With the implementation of measures as mentioned in Sections 12.30 and 12.31, no adverse dust impact arising from the
operation of this barging point is anticipated.
Siu Lam
Barging Point
12.36
The barging facilities would include two
ramps (see Figure No. NOL/ERL/300/C/XRL/
ENS/M50/010). The
construction activities within this works area would be limited to material
handling at the
temporary stockpiles and unloading spoils to the barges.
Other dusty activities would not be undertaken concurrently within the study area. With the implementation of measures as
mentioned in Sections 12.30 and 12.31, no adverse dust impact arising from the
operation of this barging point is expected.

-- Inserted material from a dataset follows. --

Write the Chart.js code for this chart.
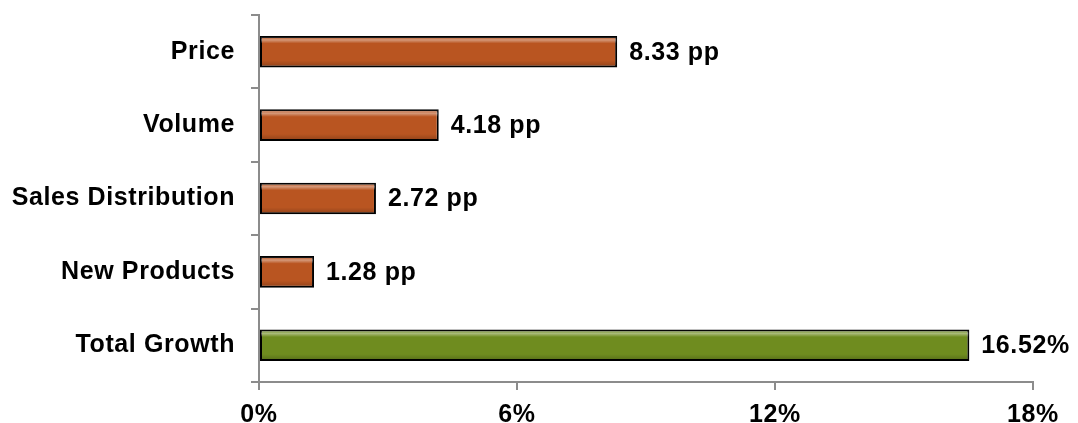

Lung Kwu Sheung Tan Barging Point and Tsing Chau Tsai
Barging Point
12.37
Each of these two barging points would
include two ramps (see Figure No. NOL/ERL/300/C/XRL/
ENS/M50/014 and NOL/ERL/300/C/XRL/ENS/M50/015). The construction activities within these
works areas would be limited to material handling at the temporary stockpiles and unloading
spoils to the
barges. Other construction activities
would not be undertaken concurrently within the study areas. With the implementation of measures as
mentioned in Sections 12.30 and 12.31, dust impact arising from the operation of
these two barging points are not expected.
Concrete Batching Plant
12.38
A concrete batching plant would be located at
12.39
The aggregate would be transported through
both marine and land access by barge and tipper trucks, respectively. The aggregates would be unloaded onto the
receiving hopper (for both land and marine access) provided with enclosures on three sides in addition to top cover and equipped
with water spraying system. The conveyor belt underneath the receiving
hopper would transfer the aggregates to the proper compartment of the overhead
storage bins of the batching plant.
12.40
The cement would also be transported through
both marine and land access by barge and cement tankers respectively. The cement by barge would be unloaded onto
the receiving hopper and then transfer to the two large capacity cement silos
via air slide. On the land access,
cement tanker and PFA tanker would be towed by tractors to the plant site. The tractors would be equipped with a blower
for blowing cement or PFA via flexible duct directly from the tanker into the
nine small cement/PFA silos (3 cement silos and 6 PFA silos) of the concrete
batching plant. Each silo would have a
level sensor to monitor and control the refilling level of cement/PFA. Once the material has reached the designated
level, the alarming system, with ringing sound and flashing light, would be activated to draw the attention of
responsible operator to stop the pumping process manually.
12.41
The size of aggregates bins and cement silo
are sufficient to ensure concrete production, therefore, there is no storage
area within the site. The aggregate and
cement conveying systems are fully enclosed.
12.42
Aggregates would be transferred to the
weighting hopper via a chute from their overhead storage bins. Cement/PFA would be loaded into the weighting
hopper via a crew conveyor from their respective silo. Admixture and water would be supplied to
their respective weighting hopper via pipes linking the supply sources and the
weighing hoppers. Each batch of raw
materials would be weighed on the weighing hoppers of the batching plant before
discharging into the mixer for thorough mixing.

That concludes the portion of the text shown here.